29th European Summer School in Logic, Language, and Information
University of Toulouse (France), 17-28 July, 2017

Quantifiers & Determiners

Christian Retoré, Mark Steedman

Workshop First week, from 17:00 to 18:30

Description

The compositional interpretation of determiners relies on quantifiers — in a general acceptation of this later term which includes generalised quantifiers, generics, definite descriptions i.e. any operation that applies to one or several formulas with a free variable, bounds it and yields a formula or possibly a generic term (the operator is then called a subnector, following Curry). There is a long history of quantification in the Ancient and Medieval times at the border between logic and philosophy of language, before the proper formalisation of quantification by Frege.

A common solution for natural language semantics is the so-called theory of generalised quantifiers. Quantifiers like "some, exactly two, at most three, the majority of, most of, few, many, …" are all described in terms of functions of two predicates viewed as subsets.

Nevertheless, many mathematical and linguistic questions remain open.

On the mathematical side, little is known about generalised and vague quantifiers, in particular on their proof theory. On the other hand, even for standard quantifiers, indefinites and definite descriptions, there exist alternative formulations with choice functions and generics or subnectors (Russell’s iota, Hilbert-Bernays, eta, epsilon, tau). The computational aspects of these logical frameworks are also worth studying, both for computational linguistic software and for the modelling of the cognitive processes involved in understanding or producing sentences involving quantifiers.

On the linguistic side, the relation between the syntactic structure and its semantic interpretation, quantifier raising, underspecification, scope issues,... are not fully satisfactory. Furthermore extension of linguistic studies to various languages have shown how complex quantification is in natural language and its relation to related phenomena like generics, plural and mass nouns.

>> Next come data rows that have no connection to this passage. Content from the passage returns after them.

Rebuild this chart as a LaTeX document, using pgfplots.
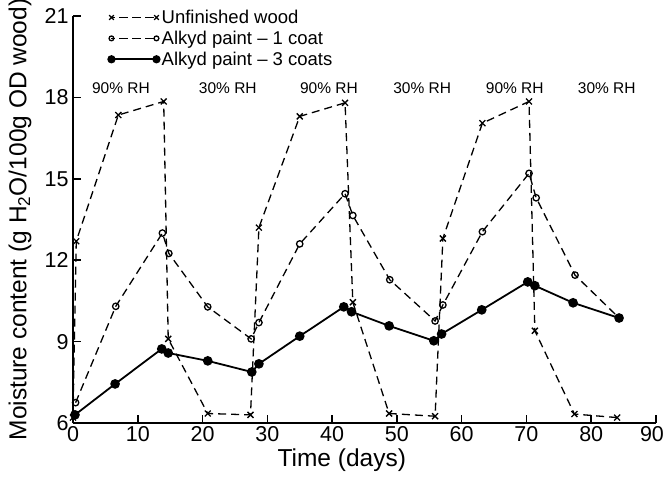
\documentclass[border=0pt]{standalone}
\usepackage{fontspec}
\setmainfont{Liberation Sans}
\usepackage{pgfplots}
\pgfplotsset{compat=1.18}

\begin{document}
\begin{tikzpicture}
\begin{axis}[
    name=ax,
    scale only axis,
    width=583pt, height=407pt,
    xmin=0, xmax=90,
    ymin=6, ymax=21,
    axis x line*=bottom,
    axis y line*=left,
    xtick={0,10,...,90},
    xticklabels={0,10,20,30,40,50,60,70,80,90\hspace*{8pt}},
    ytick={6,9,...,21},
    tick align=inside,
    major tick length=8pt,
    axis line style={line width=1.6pt},
    tick style={line width=1.6pt, black},
    /pgf/number format/assume math mode=true,
    ticklabel style={font=\fontsize{21.5}{23}\selectfont},
    yticklabel style={xshift=-1pt},
    xlabel={Time (days)},
    ylabel={Moisture content (g H\textsubscript{2}O/100g OD wood)},
    every axis x label/.style={at={(rel axis cs:0.461,-0.091)}, anchor=center,
        font=\fontsize{24.5}{26}\selectfont},
    every axis y label/.style={at={(rel axis cs:-0.091,0.5)}, rotate=90, anchor=center,
        font=\fontsize{24.5}{26}\selectfont},
    legend style={draw=none, fill=none, at={(rel axis cs:0.055,1.025)}, anchor=north west,
        font=\fontsize{18.5}{20}\selectfont, row sep=2pt},
    legend cell align=left,
    legend image code/.code={\draw[#1] plot coordinates {(0pt,0pt) (45pt,0pt)};},
]

% unfinished wood
\addplot[black, line width=1.3pt, dash pattern=on 8pt off 5pt,
    mark=x, mark size=4.2pt, mark options={solid, line width=1.3pt},
    legend image post style={dash pattern=on 9pt off 4pt, dash phase=-8pt, mark size=3.3pt}]
coordinates {
(0,6.2)(0.5,12.7)(7,17.35)(14,17.85)(14.7,9.1)(20.8,6.35)(27.4,6.3)
(28.7,13.2)(35,17.3)(42,17.8)(43.2,10.45)(48.8,6.35)(55.9,6.25)
(57.1,12.8)(63.2,17.05)(70.4,17.85)(71.3,9.4)(77.4,6.33)(84,6.2)
};
\addlegendentry{Unfinished wood}

% alkyd paint, 1 coat
\addplot[black, line width=1.3pt, dash pattern=on 8pt off 5pt,
    mark=o, mark size=3.2pt, mark options={solid, fill=white, line width=1.3pt},
    legend image post style={dash pattern=on 9pt off 4pt, dash phase=-8pt, mark size=2.4pt}]
coordinates {
(0.4,6.75)(6.6,10.3)(13.8,13.0)(14.8,12.25)(20.8,10.28)(27.5,9.1)
(28.7,9.7)(35,12.6)(42,14.45)(43.2,13.65)(48.9,11.28)(55.9,9.76)
(57.1,10.35)(63.2,13.05)(70.4,15.2)(71.5,14.3)(77.5,11.45)(84.3,9.87)
};
\addlegendentry{Alkyd paint -- 1 coat}

% alkyd paint, 3 coats
\addplot[black, line width=1.8pt, solid,
    mark=*, mark size=3.9pt,
    legend image post style={mark size=3.2pt}]
coordinates {
(0.3,6.3)(6.5,7.44)(13.7,8.73)(14.7,8.58)(20.8,8.29)(27.6,7.88)
(28.7,8.18)(35,9.2)(41.8,10.28)(43,10.1)(48.8,9.58)(55.7,9.03)
(56.9,9.28)(63.1,10.17)(70.2,11.2)(71.3,11.06)(77.2,10.43)(84.3,9.87)
};
\addlegendentry{Alkyd paint -- 3 coats}

\node[font=\fontsize{15.5}{17}\selectfont] at (axis cs:7.4,18.35) {90\% RH};
\node[font=\fontsize{15.5}{17}\selectfont] at (axis cs:23.9,18.35) {30\% RH};
\node[font=\fontsize{15.5}{17}\selectfont] at (axis cs:39.5,18.35) {90\% RH};
\node[font=\fontsize{15.5}{17}\selectfont] at (axis cs:53.9,18.35) {30\% RH};
\node[font=\fontsize{15.5}{17}\selectfont] at (axis cs:68.2,18.35) {90\% RH};
\node[font=\fontsize{15.5}{17}\selectfont] at (axis cs:82.4,18.35) {30\% RH};
\end{axis}
\pgfresetboundingbox
\path[use as bounding box] ([shift={(-73pt,-53pt)}]ax.south west) rectangle ([shift={(9pt,16pt)}]ax.north east);
\end{tikzpicture}
\end{document}
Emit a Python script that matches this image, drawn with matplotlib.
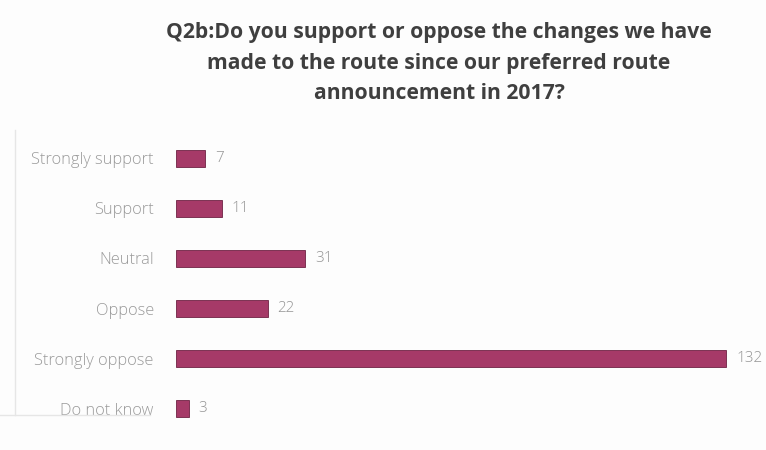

Finally, and this can be seen as a link between formal models of quantification there by now exist psycholinguistic experiments that connect formal models and their computational properties to the actual way human do proceed sentences with quantifiers, and handle their inherent ambiguity, difficulty in understanding and complexity.

This workshop aims at gathering logicians and linguists to present their latest advances in the study of quantification.